The author’s work has concerned itself with the environment and he has written regularly on nature for the New Statesman, while his last prose work was a meditation on extinction and mortality. He now teaches creative writing and eco-criticism at the University of St Andrews.
Hermione Lee, chair of judges, said: “John Burnside, the winner of the 2023 David Cohen Prize for a life-time’s literary achievement, is a poet, novelist, story-writer, memoirist and essayist. He has been writing every imaginable kind of book – and some unimaginable kinds – for at least 35 years. He has an amazing literary range, he pours out a cornucopia of beautiful words, and he has won an array of distinguished prizes before this one.
"He casts a spell with language of great beauty, power, lyricism and truthfulness. There is much sorrow, pain, terror and violence lurking in his work: he is a strong and powerful writer about the dark places of the human mind – but he’s also funny and deeply humane."

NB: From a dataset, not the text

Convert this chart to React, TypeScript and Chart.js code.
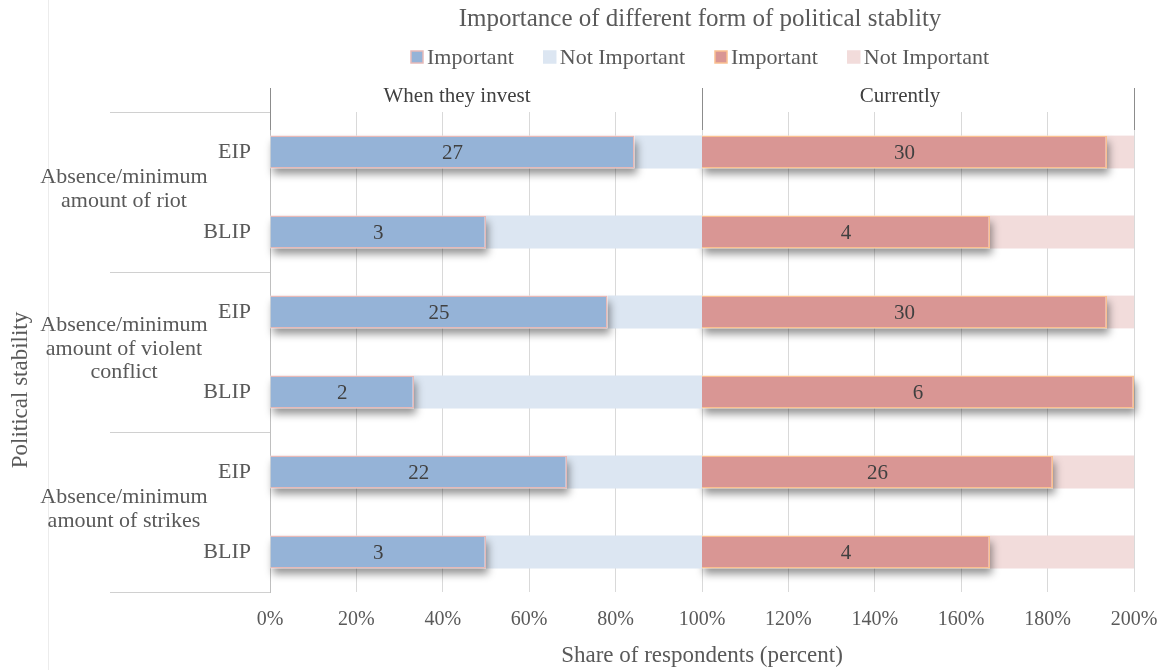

In its 30-year history the prize has earned its position as one of the country’s most distinguished literary prizes, known as the “UK and Ireland Nobel in literature”.
Sitting alongside Hermione Lee on the judging panel were Aida Edemariam, Helen Mort, Malachy Tallack and Boyd Tonkin.
Having received the David Cohen Prize, Burnside gave the Clarissa Luard Award to Abigail Peters. The Clarissa Luard Award was founded in 2005 by Arts Council England, in memory of literature officer Clarissa Luard. It is worth £10,000 and the winner of the David Cohen Prize for Literature nominates an emerging writer whose work they wish to support.
Peters holds an undergraduate degree in creative writing from Columbia University and an MA in writing from the University of St Andrews. She writes about motherhood, nature, class and grief, and is currently working on her first book, a coming-of-age memoir set against the backdrop of the fens.
On announcing Abigail Peters as the winner, Burnside commented: “Having worked for two decades with postgraduate writers, I have had occasion to meet students who show real potential in their craft for some way down the line – a year hence, say, or a decade (patience being the chief virtue of any writer). It is a rare pleasure, however, to encounter someone who is already there, fully defined and confident in their gifts and, at the same time, aware that writing is a lifelong and demanding discipline.
"In exceptional cases, I am struck with the immediate sense of a writer who is not only alert to the possibilities of narrative and the subtle pitfalls of memory, but is also attentive to the nuances of place and character and speech. Abigail Peters possesses all these gifts and more – and I am confident that we will all be reading her work for decades to come.”